Perception-Action loops are at the core of most our daily life activities. Subconsciously, our brains use sensory inputs to trigger specific motor actions in real time and this becomes a continuous activity that in all sorts of activities from playing sports to watching TV. In the context of artificial intelligence(AI), perception-action loops are the cornerstone of autonomous systems such as self-driving vehicles. While disciplines such as imitation learning or reinforcement learning have certainly made progress in this area, the current generation of autonomous systems are still nowhere near human skill in making those decisions directly from visual data. Recently, AI researchers from Microsoft published a paper proposing a transfer learning method to learn perception-action policies from in a simulated environment and apply the knowledge to fly an autonomous drone.
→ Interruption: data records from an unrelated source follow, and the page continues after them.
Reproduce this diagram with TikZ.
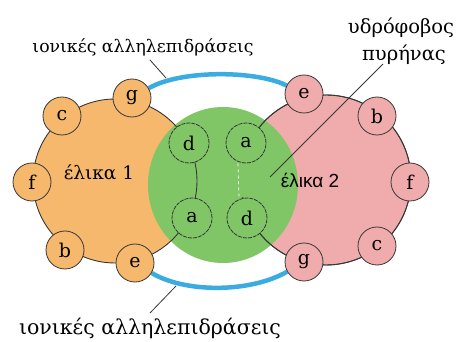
\documentclass[tikz,border=0pt]{standalone}
\usepackage{fontspec}
\setmainfont{DejaVu Serif}
\newfontfamily\grs{DejaVu Serif}
\newfontfamily\sansgr{Liberation Sans}
\usetikzlibrary{calc}
\definecolor{orangeF}{RGB}{245,184,108}
\definecolor{pinkF}{RGB}{240,172,172}
\definecolor{greenF}{RGB}{128,197,102}
\definecolor{blueF}{RGB}{58,172,226}
\definecolor{rimC}{RGB}{55,55,55}
\pgfdeclarelayer{blobs}
\pgfdeclarelayer{arcs}
\pgfdeclarelayer{core}
\pgfdeclarelayer{rims}
\pgfsetlayers{blobs,arcs,core,rims,main}
\tikzset{
  resO/.style={circle, draw=rimC, line width=0.8pt, fill=orangeF, minimum size=38pt, inner sep=0pt, font=\grs\fontsize{19}{19}\selectfont},
  resP/.style={resO, fill=pinkF},
  resG/.style={resO, fill=greenF, minimum size=40pt, dash pattern=on 4pt off 1pt},
  lbl/.style={inner sep=0pt, font=\grs\fontsize{17.3}{21}\selectfont},
  leader/.style={draw=rimC, line width=0.8pt},
  bond/.style={draw=blueF, line width=4.5pt},
  rim/.style={draw=rimC, line width=0.9pt},
}
\begin{document}
\begin{tikzpicture}[x=1pt,y=-1pt]
\useasboundingbox (0,0) rectangle (469,342);
% residues, helix 1
\node[resO] (gO) at (132,98) {g};
\node[resO] (cO) at (62,116) {c};
\node[resO] (fO) at (32,182) {f};
\node[resO] (bO) at (65,250) {b};
\node[resO] (eO) at (135,263) {e};
\node[resG] (dO) at (189,143) {d};
\node[resG] (aO) at (192,218) {a};
% residues, helix 2
\node[resP] (eP) at (304,94) {e};
\node[resP] (bP) at (377,116) {b};
\node[resP] (fP) at (410,182) {f};
\node[resP] (cP) at (377,246) {c};
\node[resP] (gP) at (304,262) {g};
\node[resG] (aP) at (246,143) {a};
\node[resG] (dP) at (247,218) {d};
% labels
\node[lbl, font=\grs\fontsize{18.5}{22}\selectfont] (hel1) at (99,172) {έλικα 1};
\node[lbl, font=\sansgr\fontsize{19}{23}\selectfont] (hel2) at (310,180) {έλικα 2};
\node[lbl] (ionTop) at (143,47) {ιονικές αλληλεπιδράσεις};
\node[lbl, font=\grs\fontsize{20.5}{24}\selectfont] (ionBot) at (150,328) {ιονικές αλληλεπιδράσεις};
\node[lbl, font=\grs\fontsize{19.5}{23}\selectfont] (hyd1) at (401,28) {υδρόφοβος};
\node[lbl, font=\grs\fontsize{19.5}{23}\selectfont] (hyd2) at (404,55) {πυρήνας};
% blobs
\begin{pgfonlayer}{blobs}
  \fill[orangeF] (115,181) circle[radius=82];
  \fill[pinkF] (326,180) circle[radius=85];
\end{pgfonlayer}
% ionic bonds
\begin{pgfonlayer}{arcs}
  \draw[bond] (gO) .. controls (180,70) and (255,70) .. (eP);
  \draw[bond] (eO) .. controls (185,293) and (250,293) .. (gP);
\end{pgfonlayer}
% hydrophobic core
\begin{pgfonlayer}{core}
  \fill[greenF] (223,185) ellipse[x radius=75, y radius=78];
\end{pgfonlayer}
% helix rims
\begin{pgfonlayer}{rims}
  \draw[rim] (115,181) circle[radius=82];
  \begin{scope}
    \clip (0,0) rectangle (469,163);
    \draw[rim] (326,180) circle[radius=85];
  \end{scope}
  \begin{scope}
    \clip (0,198) rectangle (469,342);
    \draw[rim] (326,180) circle[radius=85];
  \end{scope}
  \begin{scope}
    \clip (260,0) rectangle (469,342);
    \draw[rim] (326,180) circle[radius=85];
  \end{scope}
\end{pgfonlayer}
\draw[draw=white, line width=0.7pt, dash pattern=on 3pt off 3pt] ($(aP.south)+(-8,0)$) -- ($(dP.north)+(-8,0)$);
% leaders
\coordinate (t1) at (150,60);
\coordinate (t2) at (166,78);
\draw[leader] (t1) -- (t2);
\coordinate (h1) at (383,64);
\coordinate (h2) at (270,177);
\draw[leader] (h1) -- (h2);
\coordinate (b1) at (176,286);
\coordinate (b2) at (150,313);
\draw[leader] (b1) -- (b2);
\end{tikzpicture}
\end{document}
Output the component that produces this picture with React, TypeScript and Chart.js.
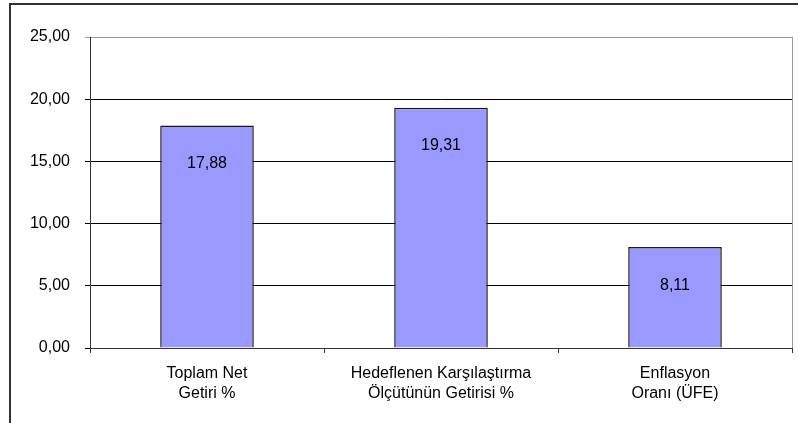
import React, { useEffect, useRef } from "react";
import { Chart, registerables } from "chart.js";

Chart.register(...registerables);

const categories: string[][] = [
  ["Toplam Net", "Getiri %"],
  ["Hedeflenen Karşılaştırma", "Ölçütünün Getirisi %"],
  ["Enflasyon", "Oranı (ÜFE)"],
];
const values: number[] = [17.88, 19.31, 8.11];
const yTicks = { min: 0, max: 25, step: 5 };

const fmt = (v: number) => v.toFixed(2).replace(".", ",");
const FONT = "'Liberation Sans', Arial, sans-serif";

const framePlugin = {
  id: "frame",
  afterDraw(chart: any) {
    const { ctx, chartArea } = chart;
    ctx.save();
    // outer border
    ctx.strokeStyle = "#333333";
    ctx.lineWidth = 2;
    ctx.beginPath();
    ctx.moveTo(10, 423);
    ctx.lineTo(10, 4);
    ctx.lineTo(798, 4);
    ctx.stroke();
    // right plot border
    ctx.strokeStyle = "#999999";
    ctx.lineWidth = 1;
    ctx.beginPath();
    ctx.moveTo(chartArea.right + 0.5, chartArea.top);
    ctx.lineTo(chartArea.right + 0.5, chartArea.bottom);
    ctx.stroke();
    // value labels
    const meta = chart.getDatasetMeta(0);
    ctx.fillStyle = "#000";
    ctx.font = `16px ${FONT}`;
    ctx.textAlign = "center";
    ctx.textBaseline = "middle";
    meta.data.forEach((bar: any, i: number) => {
      ctx.fillText(fmt(values[i]), bar.x, bar.y + 38);
    });
    ctx.restore();
  },
};

export default function App() {
  const ref = useRef<HTMLCanvasElement | null>(null);
  useEffect(() => {
    if (!ref.current) return;
    const chart = new Chart(ref.current, {
      type: "bar",
      data: {
        labels: categories,
        datasets: [
          {
            data: values,
            backgroundColor: "#9999FF",
            borderColor: "#1a1a1a",
            borderWidth: 1.5,
            borderSkipped: "bottom",
            barPercentage: 0.4,
            categoryPercentage: 1,
          },
        ],
      },
      options: {
        responsive: false,
        animation: false,
        devicePixelRatio: 1,
        layout: { padding: { top: 37, right: 6, left: 0, bottom: 0 } },
        plugins: { legend: { display: false }, tooltip: { enabled: false } },
        scales: {
          x: {
            afterFit: (s: any) => {
              s.height = 75;
            },
            grid: {
              drawOnChartArea: false,
              drawTicks: true,
              tickLength: 5,
              color: "#333333",
            },
            border: { color: "#333333", width: 1 },
            ticks: {
              color: "#000",
              font: { family: FONT, size: 16, lineHeight: 1.25 },
              padding: 11,
              maxRotation: 0,
              autoSkip: false,
            },
          },
          y: {
            min: yTicks.min,
            max: yTicks.max,
            afterFit: (s: any) => {
              s.width = 90;
            },
            grid: {
              color: (c: any) => (c.tick && c.tick.value === yTicks.max ? "#999999" : "#000000"),
              tickLength: 5,
            },
            border: { color: "#333333", width: 1 },
            ticks: {
              stepSize: yTicks.step,
              color: "#000",
              font: { family: FONT, size: 16 },
              padding: 15,
              callback: (v: any) => fmt(Number(v)),
            },
          },
        },
      },
      plugins: [framePlugin],
    });
    return () => chart.destroy();
  }, []);
  return (
    <div style={{ position: "absolute", left: 0, top: 0, width: 798, height: 423, background: "#fff" }}>
      <canvas ref={ref} width={798} height={423} style={{ display: "block" }} />
    </div>
  );
}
The challenge of learning which actions to take based on sensory input is not so much related to theory as to practical implementations. In recent years, methods like reinforcement learning and imitation learning have shown tremendous promise in this area but they remain constrained by the need of large amounts of difficult-to-collect labeled real world data. Simulated data, on the other hand, is easy to generate, but generally does not render safe behaviors in diverse real-life scenarios. Being able to learn policies in simulated environments and extrapolate the knowledge to real world environments remains one of the main challenges of autonomous systems. To advance research in this area, the AI community has created many benchmarks for real world autonomous systems. One of the most challenging is known as first person view drone racing.
In first-person view(FPV) done racing, expert pilots are able to plan and control a quadrotor with high agility using a potentially noisy monocular camera feed, without comprising safety. The Microsoft Research team attempted to build an autonomous agent that can control a drone in FPV racing.